O jornal em língua chinesa, fundado há mais de uma década, justifica a decisão de encerramento com "pressões externas" e "riscos crescentes" para os próprios jornalistas, três dos quais enfrentam acusações na justiça.
Nos tempos áureos, o jornal independente All About tinha edição impressa e online e uma forte presença nas redes sociais. Agora, numa publicação divulgada no Facebook, informa que a edição impressa deste mês vai ser a última e, a partir de 20 de dezembro (data em que se assinalam 26 anos desde a transição de administração portuguesa para a chinesa), coloca um ponto final no site e nas redes sociais.
O título em chinês do All About Macau remete para a ideia de discutir o máximo possível. O jornal diz ter sido informado pelas autoridades locais que deixou de preencher os requisitos legais para exercer atividades relevantes, de acordo com a lei de imprensa da região administrativa especial chinesa, e que o número de registo de publicação mensal do jornal foi revogado.
Perante as restrições de recursos, crescentes pressões externas e a necessidade de os repórteres lidarem com processos judiciais, é cada vez mais difícil manter os padrões jornalísticos. O jornal não teve outra escolha senão tomar a difícil decisão de encerrar.
Na publicação a anunciar o encerramento, o jornal deixa um pedido aos leitores: "Embora se separe deles por agora, continuem a salvaguardar a sociedade civil através da ação, promovendo o pluralismo local e o discurso independente e expressando opiniões sobre questões críticas."
Em abril, duas jornalistas do jornal independente foram detidas pela polícia, quando tentavam assistir à apresentação do programa político na área da Administração e Justiça na Assembleia Legislativa. Foram detidas por "perturbação do funcionamento de órgãos da Região Administrativa Especial de Macau". O caso foi remetido no próprio dia ao Ministério Público.
Esta quinta-feira, o jornal informou que há um terceiro jornalista do All About Macau acusado, que até estava de folga e não estava a fazer a cobertura dos trabalhos parlamentares. Todos eles podem "ser sujeitos a um processo criminal".

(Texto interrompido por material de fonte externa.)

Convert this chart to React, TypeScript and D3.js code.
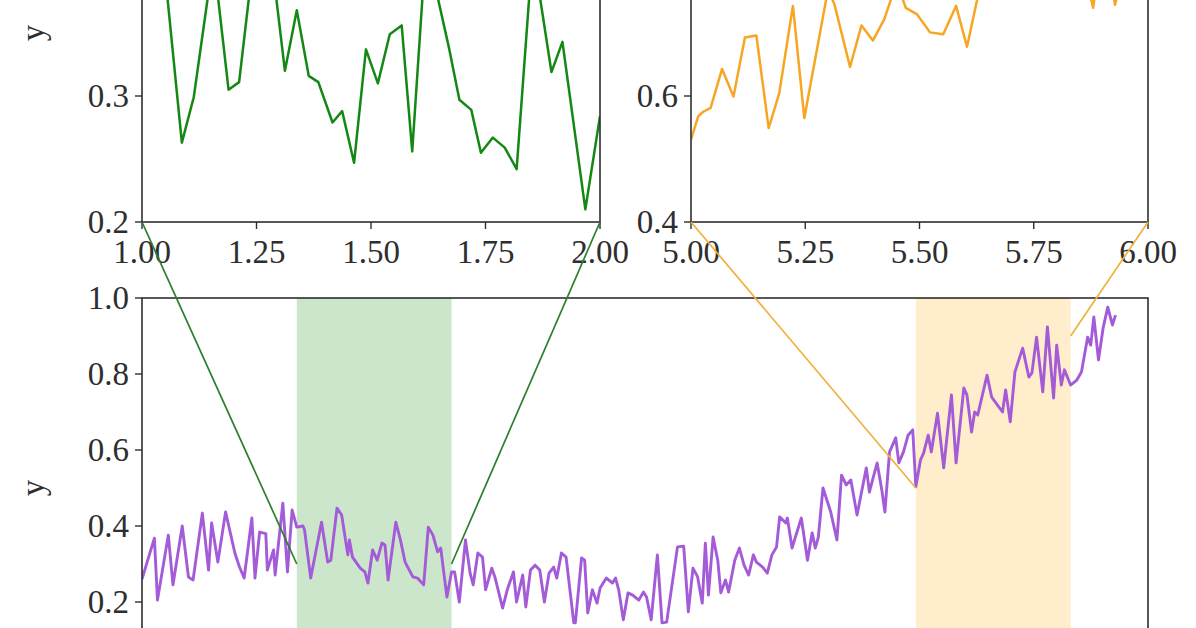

"Golpe contra a liberdade de imprensa"
O Comité para a Proteção de Jornalistas afirmou à agência France-Presse que o encerramento do All About Macau é "um golpe contra a liberdade de imprensa e um desenvolvimento altamente preocupante". Esta organização fala também "numa deterioração rápida" do panorama de media da região.
O All About Macau começou como uma coluna num jornal local em 2010. Em 2012, foi fundado o site e um ano mais tarde foi para as bancas a primeira edição mensal impressa do jornal independente. Nos últimos anos, passou para um modelo baseado em assinaturas e donativos. A decisão de encerrar surge cerca de um ano após os jornalistas começarem a sentir restrições no acesso a eventos do governo.
Também em declarações à France-Presse, o jornalista veterano e académico Éric Sautedé classifica o encerramento do All About Macau como uma "perda absoluta", embora considere que não é uma surpresa total. Éric Sautedé afirma que o jornal já vinha a sentir pressões há algum tempo.
Este cientista político sublinha ainda que o All About Macau "ajudou a promover um certo grau de responsabilidade entre aqueles que detêm o poder - tanto no Governo como no setor privado".
Macau tem um sistema jurídico próprio, em grande parte baseado na lei portuguesa. A região chinesa já tinha uma lei de segurança nacional desde 2009, mas ampliou os poderes desta legislação em 2023.
Macau segue a tendência já verificada em Hong Kong, com o encerramento de várias publicações e jornais independentes, como é o caso do Apple Daily, depois dos maiores protestos pró-democracia, e da entrada em vigor, em 2020, da Lei de Segurança Nacional na antiga colónia britânica.